━━━ Data section ━━━

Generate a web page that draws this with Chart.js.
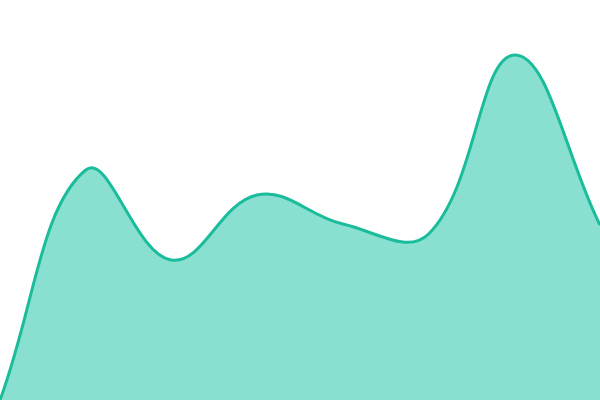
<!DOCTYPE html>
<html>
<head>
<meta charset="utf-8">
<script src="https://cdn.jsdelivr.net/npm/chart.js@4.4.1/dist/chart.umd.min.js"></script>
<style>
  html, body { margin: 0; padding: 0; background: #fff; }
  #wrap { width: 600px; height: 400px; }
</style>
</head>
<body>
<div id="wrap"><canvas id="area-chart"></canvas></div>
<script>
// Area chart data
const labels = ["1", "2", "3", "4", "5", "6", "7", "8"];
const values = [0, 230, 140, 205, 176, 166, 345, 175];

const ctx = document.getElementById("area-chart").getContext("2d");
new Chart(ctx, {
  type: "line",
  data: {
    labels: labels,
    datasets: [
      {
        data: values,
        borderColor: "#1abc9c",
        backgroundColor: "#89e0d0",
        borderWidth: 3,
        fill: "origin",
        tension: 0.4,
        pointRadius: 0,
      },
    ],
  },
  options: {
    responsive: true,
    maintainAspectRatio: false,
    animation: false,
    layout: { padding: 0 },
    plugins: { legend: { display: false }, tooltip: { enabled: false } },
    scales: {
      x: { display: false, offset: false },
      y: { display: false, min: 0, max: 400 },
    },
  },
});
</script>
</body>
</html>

━━━

**Short task:** Without the pictures, repeat the listing above exactly.

**Written answer:**
Generate a web page that draws this with Chart.js.
<!DOCTYPE html>
<html>
<head>
<meta charset="utf-8">
<script src="https://cdn.jsdelivr.net/npm/chart.js@4.4.1/dist/chart.umd.min.js"></script>
<style>
  html, body { margin: 0; padding: 0; background: #fff; }
  #wrap { width: 600px; height: 400px; }
</style>
</head>
<body>
<div id="wrap"><canvas id="area-chart"></canvas></div>
<script>
// Area chart data
const labels = ["1", "2", "3", "4", "5", "6", "7", "8"];
const values = [0, 230, 140, 205, 176, 166, 345, 175];

const ctx = document.getElementById("area-chart").getContext("2d");
new Chart(ctx, {
  type: "line",
  data: {
    labels: labels,
    datasets: [
      {
        data: values,
        borderColor: "#1abc9c",
        backgroundColor: "#89e0d0",
        borderWidth: 3,
        fill: "origin",
        tension: 0.4,
        pointRadius: 0,
      },
    ],
  },
  options: {
    responsive: true,
    maintainAspectRatio: false,
    animation: false,
    layout: { padding: 0 },
    plugins: { legend: { display: false }, tooltip: { enabled: false } },
    scales: {
      x: { display: false, offset: false },
      y: { display: false, min: 0, max: 400 },
    },
  },
});
</script>
</body>
</html>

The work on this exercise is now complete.